# Jiffy Greenhouse??



## HoppyFrog420 (Sep 28, 2009)

Ok, so I went to Lowe's today and found this Jiffy Greenhouse. 
It comes with 12 peat pellets.. 

Is this a good way to germinate my seeds?

I am just looking for an easier way but I have a few contradicting thoughts in my head.... lol I tend to think too much!

For our first grow we used the paper towel method and planted them into SOLO plastic cups and then transplanted them into 8in pots. We learned from that experience that we transplanted them into the 8in pots too early.. 

So my thought on these Jiffy peat pellets is that once they germinate from these pellets, where do i take them next? It seems like they won't be grown enough to be put into 8in pots but I don't want to transplant tooo many times.. 

Any thoughts??


----------



## gourmet (Sep 28, 2009)

Most of mine I just transplanted from solo size cups into 3 gallon containers, but they had plenty of root.  I did interim plant some from solo size up to about 6' pots then up again, but that was only because I was waiting on my hps light to come and had no choice as they were getting root bound in the solo size cups.  

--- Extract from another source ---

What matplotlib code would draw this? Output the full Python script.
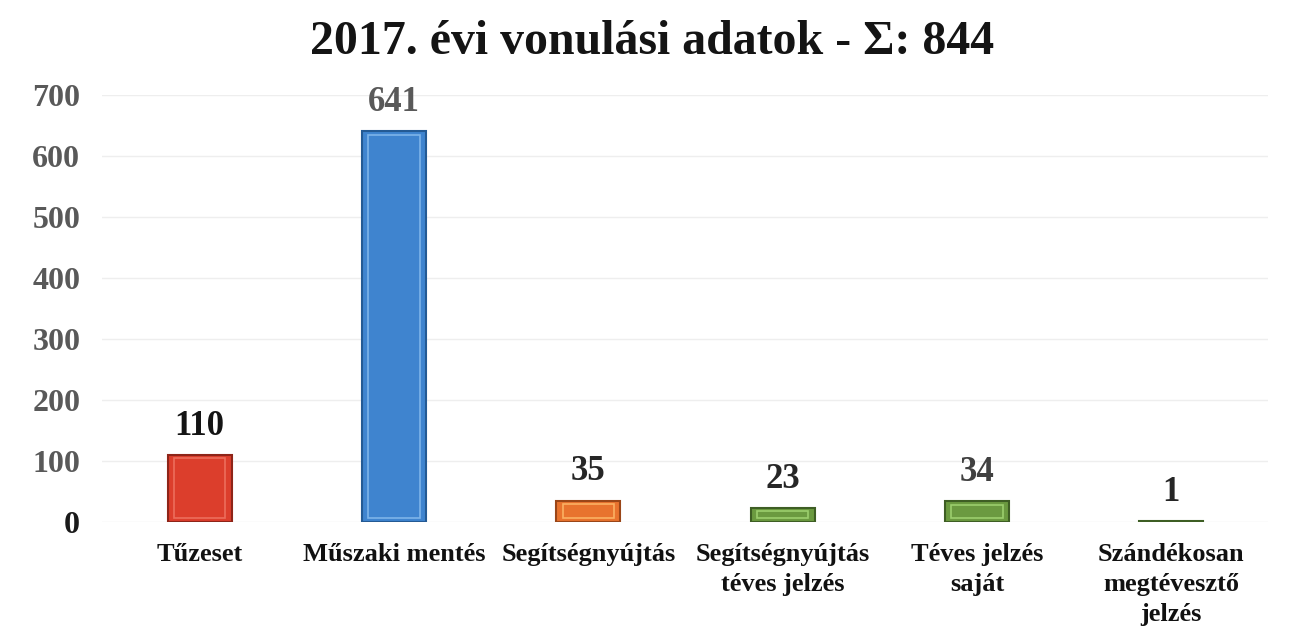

What makes you think you transplanted them from solo cups too early?


----------



## 2Dog (Sep 28, 2009)

:yeahthat:  mine go from little 3 inch pots to the biggest i can fit them into under the light so far so good..my runt is always the one in the smallest pot..


----------



## HoppyFrog420 (Sep 28, 2009)

Gourmet, I didn't let the plants get their roots developed before transplanting them.. For some reason I thought I was supposed to transplant them as soon as they got their first set of leaves.. lol


----------



## OldHippieChick (Oct 15, 2009)

I also picked up one of these jiffy greenhouses this weekend. I regret I didn't get the one with the heat pad for about $30.I removed all but three of the disks and watered them with some tap water I let sit out overnight. I just pulled the seeds from the bag and barely covered them in the peat, put the lid on and stuck them under a 100w flourescent grow light about 6" from the top of the expanded peat pellets. 

I honestly don't know what to expect..... but will update you. TBH I've been reading this site and there are soooo many different opinions that I started to get anxiety about the whole germination thing. I just threw up my hands and decided to do it old school.... drop seed in dirt, water, sun.... sacrifice a chicken and hope for the best .

In the interest of full disclosure (on an anonymous forum) I also am trying the paper towel-soaked seads, plate thing in a small dark bathroom. I couldn't find my heat pad so stuck a small heater in there. All the posts about sanitized tweezers, even wearing gloves, microscopes etc.... makes me wonder how the stuff ever survived without mans intervention. Don't mean to sound sarky - just a bit overwhelmed. Best of luck.
OHC


----------